Now Taras, through its agent Avison Young, has officially submitted detailed proposals to Newcastle City Council planners, asking for permission to build the office building. The plans will provide up to 204,000sqft of space, through 10,000 sq ft floorplates of open plan office space with views across the city, as well as retail space on the ground floor, and Taras Properties is seeking permission to open a bar or restaurant at ground level.
The project is likely to create hundreds of jobs through the construction phase and the plans detail how the office would have space for between 1,400 and 1,900 workers, making it one of the largest Grade A office developments in the city for the last 10 years. The scheme will also involve public realm areas with planting, new seating areas and realignment of the junction of Pilgrim Street with the 55 Degrees roundabout.
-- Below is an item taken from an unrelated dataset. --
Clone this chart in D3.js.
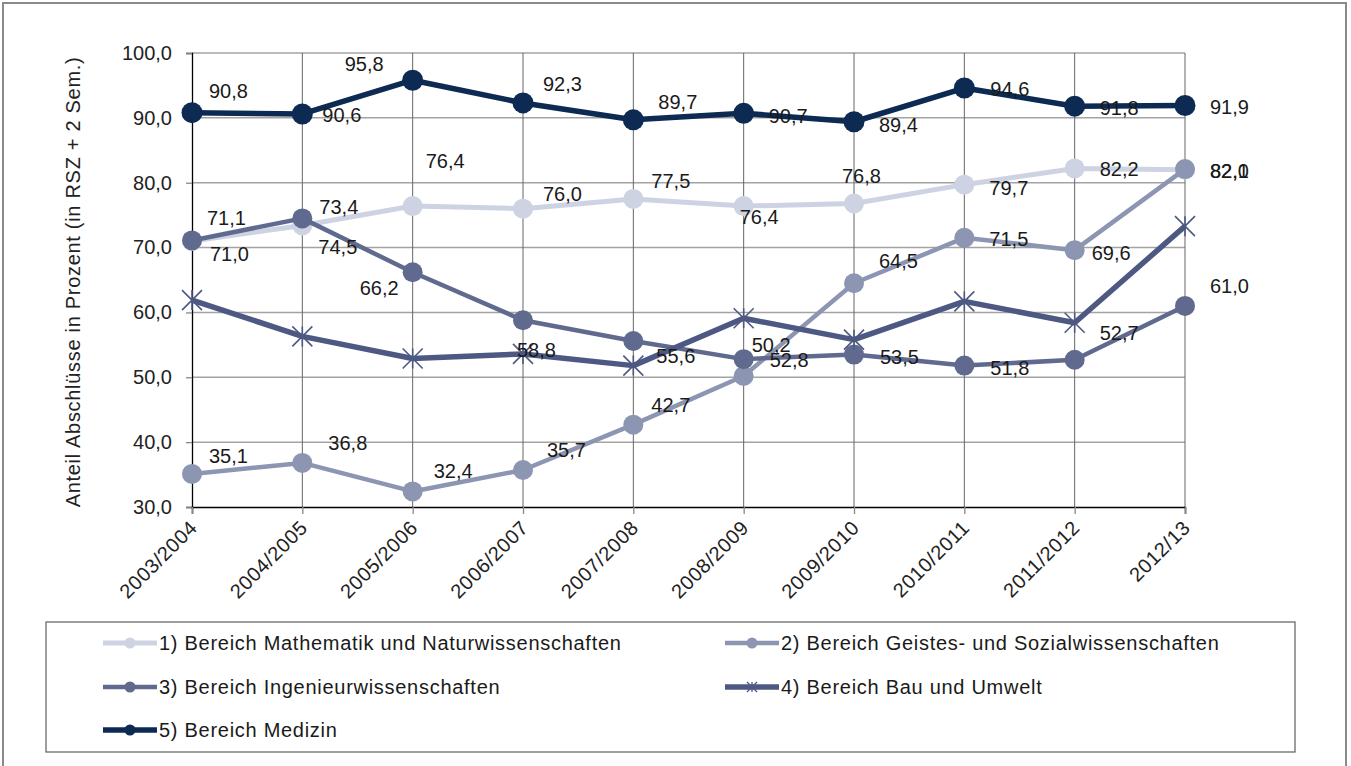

The Bank House scheme is the first phase of proposed plans for Bank House Square, a £100m vision to create 4,000 jobs, two further office buildings, a public plaza and a new underground car park. A design statement by Ryder Architecture highlights the importance of the plot and its significance within the development framework for East Pilgrim Street. It also notes how the original bank vaults still lie beneath the site, stretching down two storeys.
The document says: “Bank House represents an important catalyst for the broader redevelopment of the East Pilgrim Street area. The original bank vaults and basement structures remain below the site, accessed from Carliol Square. The site is heavily constrained by the existing two storey deep basement bank vault structure, impacting upon the design of proposed foundations and basements and the broader positioning of the building footprint above. The site presents an excellent opportunity for significant landmark development as set out in the Newcastle City Council development framework. “
“On the axis of the Tyne Bridge, the site is a key gateway and arrival point to the city from the south. The scale and quality of development reflects its position within the city and projects a positive impression of the city to commuters and visitors on arrival. At ground level, there is a significant opportunity to bring life back to an important historic street and to provide an appropriate and complementary setting to the listed buildings on the western side of the street. At upper levels, the development makes a positive statement within the city skyline and benefits from outstanding views to the north, south and west across the city centre and the Tyne Gorge.”
It adds: “The development acts as a catalyst for the regeneration of the wider area and to set a quality benchmark for this prominent city centre gateway reflecting the city’s history, its culture and its aspirations for a successful and vibrant future.”